■ Requirement:
Without including any images, repeat the data exactly.

■ Information supplied:
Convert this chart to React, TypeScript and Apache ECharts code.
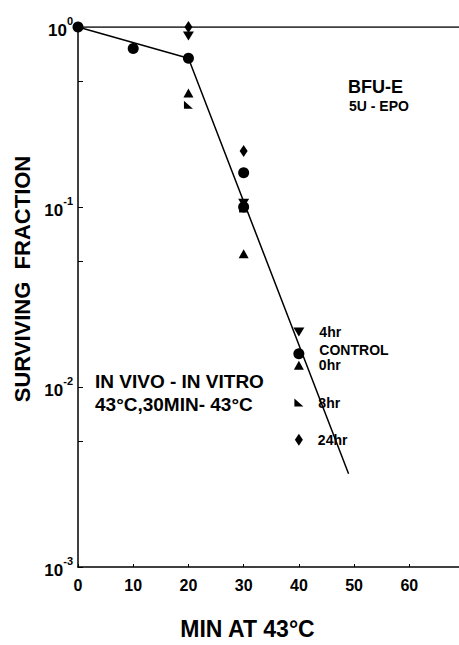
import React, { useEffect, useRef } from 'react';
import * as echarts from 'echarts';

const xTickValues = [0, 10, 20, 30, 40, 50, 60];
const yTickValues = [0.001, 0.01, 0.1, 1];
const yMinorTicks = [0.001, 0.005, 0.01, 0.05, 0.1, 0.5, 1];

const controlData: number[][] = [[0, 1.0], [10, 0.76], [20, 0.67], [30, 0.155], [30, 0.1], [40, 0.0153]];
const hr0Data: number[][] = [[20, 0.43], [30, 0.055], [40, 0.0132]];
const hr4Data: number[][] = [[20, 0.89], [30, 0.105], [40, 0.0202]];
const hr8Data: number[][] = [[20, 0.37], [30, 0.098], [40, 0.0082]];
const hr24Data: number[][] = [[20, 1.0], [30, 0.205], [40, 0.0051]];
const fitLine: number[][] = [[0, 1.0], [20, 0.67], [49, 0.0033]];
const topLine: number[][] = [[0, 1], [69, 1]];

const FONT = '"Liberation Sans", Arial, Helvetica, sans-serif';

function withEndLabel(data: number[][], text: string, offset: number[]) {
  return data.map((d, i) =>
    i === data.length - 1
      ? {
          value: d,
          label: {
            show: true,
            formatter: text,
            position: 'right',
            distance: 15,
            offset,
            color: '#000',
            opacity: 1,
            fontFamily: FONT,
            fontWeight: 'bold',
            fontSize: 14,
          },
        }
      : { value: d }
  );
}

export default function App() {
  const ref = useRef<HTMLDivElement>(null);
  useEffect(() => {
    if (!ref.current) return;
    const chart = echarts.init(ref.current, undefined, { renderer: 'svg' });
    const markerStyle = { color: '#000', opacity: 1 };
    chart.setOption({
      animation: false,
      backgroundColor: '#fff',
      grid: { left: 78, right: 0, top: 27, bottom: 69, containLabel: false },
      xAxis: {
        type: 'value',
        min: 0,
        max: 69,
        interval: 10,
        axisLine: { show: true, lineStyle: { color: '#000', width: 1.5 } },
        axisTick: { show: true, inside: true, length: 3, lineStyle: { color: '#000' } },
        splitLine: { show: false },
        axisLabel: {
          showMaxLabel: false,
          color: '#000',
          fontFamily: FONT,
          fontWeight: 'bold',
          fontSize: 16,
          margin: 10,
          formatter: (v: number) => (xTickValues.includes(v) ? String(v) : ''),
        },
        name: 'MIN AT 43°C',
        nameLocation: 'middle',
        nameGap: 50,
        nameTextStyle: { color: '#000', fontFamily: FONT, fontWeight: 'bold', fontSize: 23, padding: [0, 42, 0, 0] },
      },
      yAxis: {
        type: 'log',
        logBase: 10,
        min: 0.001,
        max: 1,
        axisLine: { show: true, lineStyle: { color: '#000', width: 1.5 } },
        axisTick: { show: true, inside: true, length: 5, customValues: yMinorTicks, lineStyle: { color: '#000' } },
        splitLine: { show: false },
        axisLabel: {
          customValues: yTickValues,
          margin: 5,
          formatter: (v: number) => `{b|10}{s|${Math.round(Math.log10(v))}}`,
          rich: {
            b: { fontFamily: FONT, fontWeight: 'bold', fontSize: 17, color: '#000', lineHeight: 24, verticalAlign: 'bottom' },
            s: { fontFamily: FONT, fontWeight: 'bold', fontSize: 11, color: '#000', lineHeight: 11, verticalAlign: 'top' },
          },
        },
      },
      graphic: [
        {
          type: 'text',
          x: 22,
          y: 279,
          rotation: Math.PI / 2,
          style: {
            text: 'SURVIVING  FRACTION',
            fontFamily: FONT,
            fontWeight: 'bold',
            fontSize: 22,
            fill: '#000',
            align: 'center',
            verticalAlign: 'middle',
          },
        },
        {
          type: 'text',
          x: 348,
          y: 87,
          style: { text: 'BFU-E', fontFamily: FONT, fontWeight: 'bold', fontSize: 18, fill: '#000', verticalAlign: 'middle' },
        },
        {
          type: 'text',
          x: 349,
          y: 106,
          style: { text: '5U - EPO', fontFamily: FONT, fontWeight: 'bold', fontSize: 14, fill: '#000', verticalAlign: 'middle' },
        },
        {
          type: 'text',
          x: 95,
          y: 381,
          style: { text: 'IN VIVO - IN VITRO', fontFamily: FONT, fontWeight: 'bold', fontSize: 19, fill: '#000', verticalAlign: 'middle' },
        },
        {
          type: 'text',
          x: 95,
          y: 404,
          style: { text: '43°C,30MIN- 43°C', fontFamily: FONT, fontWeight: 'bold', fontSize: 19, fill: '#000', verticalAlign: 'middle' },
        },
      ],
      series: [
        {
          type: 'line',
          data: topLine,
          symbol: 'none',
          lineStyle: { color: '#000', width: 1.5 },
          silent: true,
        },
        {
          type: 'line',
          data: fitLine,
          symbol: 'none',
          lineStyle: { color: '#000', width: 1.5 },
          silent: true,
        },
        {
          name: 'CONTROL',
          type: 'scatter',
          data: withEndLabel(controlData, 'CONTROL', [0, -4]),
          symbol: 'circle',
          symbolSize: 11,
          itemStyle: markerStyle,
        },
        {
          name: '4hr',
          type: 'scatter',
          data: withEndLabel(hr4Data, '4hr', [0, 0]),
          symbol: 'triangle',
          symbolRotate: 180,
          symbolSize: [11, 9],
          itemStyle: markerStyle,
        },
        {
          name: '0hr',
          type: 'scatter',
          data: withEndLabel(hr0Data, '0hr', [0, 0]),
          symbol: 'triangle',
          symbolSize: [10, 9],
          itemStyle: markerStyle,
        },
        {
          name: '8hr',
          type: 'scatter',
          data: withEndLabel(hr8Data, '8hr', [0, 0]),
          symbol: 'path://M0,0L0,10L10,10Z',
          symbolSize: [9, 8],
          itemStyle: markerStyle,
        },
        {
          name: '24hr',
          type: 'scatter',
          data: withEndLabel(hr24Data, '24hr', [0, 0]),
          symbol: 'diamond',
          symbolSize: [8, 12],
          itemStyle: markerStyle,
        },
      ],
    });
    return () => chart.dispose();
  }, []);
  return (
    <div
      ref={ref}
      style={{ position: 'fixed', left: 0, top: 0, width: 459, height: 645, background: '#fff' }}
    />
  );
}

■ Correct output:
Convert this chart to React, TypeScript and Apache ECharts code.
import React, { useEffect, useRef } from 'react';
import * as echarts from 'echarts';

const xTickValues = [0, 10, 20, 30, 40, 50, 60];
const yTickValues = [0.001, 0.01, 0.1, 1];
const yMinorTicks = [0.001, 0.005, 0.01, 0.05, 0.1, 0.5, 1];

const controlData: number[][] = [[0, 1.0], [10, 0.76], [20, 0.67], [30, 0.155], [30, 0.1], [40, 0.0153]];
const hr0Data: number[][] = [[20, 0.43], [30, 0.055], [40, 0.0132]];
const hr4Data: number[][] = [[20, 0.89], [30, 0.105], [40, 0.0202]];
const hr8Data: number[][] = [[20, 0.37], [30, 0.098], [40, 0.0082]];
const hr24Data: number[][] = [[20, 1.0], [30, 0.205], [40, 0.0051]];
const fitLine: number[][] = [[0, 1.0], [20, 0.67], [49, 0.0033]];
const topLine: number[][] = [[0, 1], [69, 1]];

const FONT = '"Liberation Sans", Arial, Helvetica, sans-serif';

function withEndLabel(data: number[][], text: string, offset: number[]) {
  return data.map((d, i) =>
    i === data.length - 1
      ? {
          value: d,
          label: {
            show: true,
            formatter: text,
            position: 'right',
            distance: 15,
            offset,
            color: '#000',
            opacity: 1,
            fontFamily: FONT,
            fontWeight: 'bold',
            fontSize: 14,
          },
        }
      : { value: d }
  );
}

export default function App() {
  const ref = useRef<HTMLDivElement>(null);
  useEffect(() => {
    if (!ref.current) return;
    const chart = echarts.init(ref.current, undefined, { renderer: 'svg' });
    const markerStyle = { color: '#000', opacity: 1 };
    chart.setOption({
      animation: false,
      backgroundColor: '#fff',
      grid: { left: 78, right: 0, top: 27, bottom: 69, containLabel: false },
      xAxis: {
        type: 'value',
        min: 0,
        max: 69,
        interval: 10,
        axisLine: { show: true, lineStyle: { color: '#000', width: 1.5 } },
        axisTick: { show: true, inside: true, length: 3, lineStyle: { color: '#000' } },
        splitLine: { show: false },
        axisLabel: {
          showMaxLabel: false,
          color: '#000',
          fontFamily: FONT,
          fontWeight: 'bold',
          fontSize: 16,
          margin: 10,
          formatter: (v: number) => (xTickValues.includes(v) ? String(v) : ''),
        },
        name: 'MIN AT 43°C',
        nameLocation: 'middle',
        nameGap: 50,
        nameTextStyle: { color: '#000', fontFamily: FONT, fontWeight: 'bold', fontSize: 23, padding: [0, 42, 0, 0] },
      },
      yAxis: {
        type: 'log',
        logBase: 10,
        min: 0.001,
        max: 1,
        axisLine: { show: true, lineStyle: { color: '#000', width: 1.5 } },
        axisTick: { show: true, inside: true, length: 5, customValues: yMinorTicks, lineStyle: { color: '#000' } },
        splitLine: { show: false },
        axisLabel: {
          customValues: yTickValues,
          margin: 5,
          formatter: (v: number) => `{b|10}{s|${Math.round(Math.log10(v))}}`,
          rich: {
            b: { fontFamily: FONT, fontWeight: 'bold', fontSize: 17, color: '#000', lineHeight: 24, verticalAlign: 'bottom' },
            s: { fontFamily: FONT, fontWeight: 'bold', fontSize: 11, color: '#000', lineHeight: 11, verticalAlign: 'top' },
          },
        },
      },
      graphic: [
        {
          type: 'text',
          x: 22,
          y: 279,
          rotation: Math.PI / 2,
          style: {
            text: 'SURVIVING  FRACTION',
            fontFamily: FONT,
            fontWeight: 'bold',
            fontSize: 22,
            fill: '#000',
            align: 'center',
            verticalAlign: 'middle',
          },
        },
        {
          type: 'text',
          x: 348,
          y: 87,
          style: { text: 'BFU-E', fontFamily: FONT, fontWeight: 'bold', fontSize: 18, fill: '#000', verticalAlign: 'middle' },
        },
        {
          type: 'text',
          x: 349,
          y: 106,
          style: { text: '5U - EPO', fontFamily: FONT, fontWeight: 'bold', fontSize: 14, fill: '#000', verticalAlign: 'middle' },
        },
        {
          type: 'text',
          x: 95,
          y: 381,
          style: { text: 'IN VIVO - IN VITRO', fontFamily: FONT, fontWeight: 'bold', fontSize: 19, fill: '#000', verticalAlign: 'middle' },
        },
        {
          type: 'text',
          x: 95,
          y: 404,
          style: { text: '43°C,30MIN- 43°C', fontFamily: FONT, fontWeight: 'bold', fontSize: 19, fill: '#000', verticalAlign: 'middle' },
        },
      ],
      series: [
        {
          type: 'line',
          data: topLine,
          symbol: 'none',
          lineStyle: { color: '#000', width: 1.5 },
          silent: true,
        },
        {
          type: 'line',
          data: fitLine,
          symbol: 'none',
          lineStyle: { color: '#000', width: 1.5 },
          silent: true,
        },
        {
          name: 'CONTROL',
          type: 'scatter',
          data: withEndLabel(controlData, 'CONTROL', [0, -4]),
          symbol: 'circle',
          symbolSize: 11,
          itemStyle: markerStyle,
        },
        {
          name: '4hr',
          type: 'scatter',
          data: withEndLabel(hr4Data, '4hr', [0, 0]),
          symbol: 'triangle',
          symbolRotate: 180,
          symbolSize: [11, 9],
          itemStyle: markerStyle,
        },
        {
          name: '0hr',
          type: 'scatter',
          data: withEndLabel(hr0Data, '0hr', [0, 0]),
          symbol: 'triangle',
          symbolSize: [10, 9],
          itemStyle: markerStyle,
        },
        {
          name: '8hr',
          type: 'scatter',
          data: withEndLabel(hr8Data, '8hr', [0, 0]),
          symbol: 'path://M0,0L0,10L10,10Z',
          symbolSize: [9, 8],
          itemStyle: markerStyle,
        },
        {
          name: '24hr',
          type: 'scatter',
          data: withEndLabel(hr24Data, '24hr', [0, 0]),
          symbol: 'diamond',
          symbolSize: [8, 12],
          itemStyle: markerStyle,
        },
      ],
    });
    return () => chart.dispose();
  }, []);
  return (
    <div
      ref={ref}
      style={{ position: 'fixed', left: 0, top: 0, width: 459, height: 645, background: '#fff' }}
    />
  );
}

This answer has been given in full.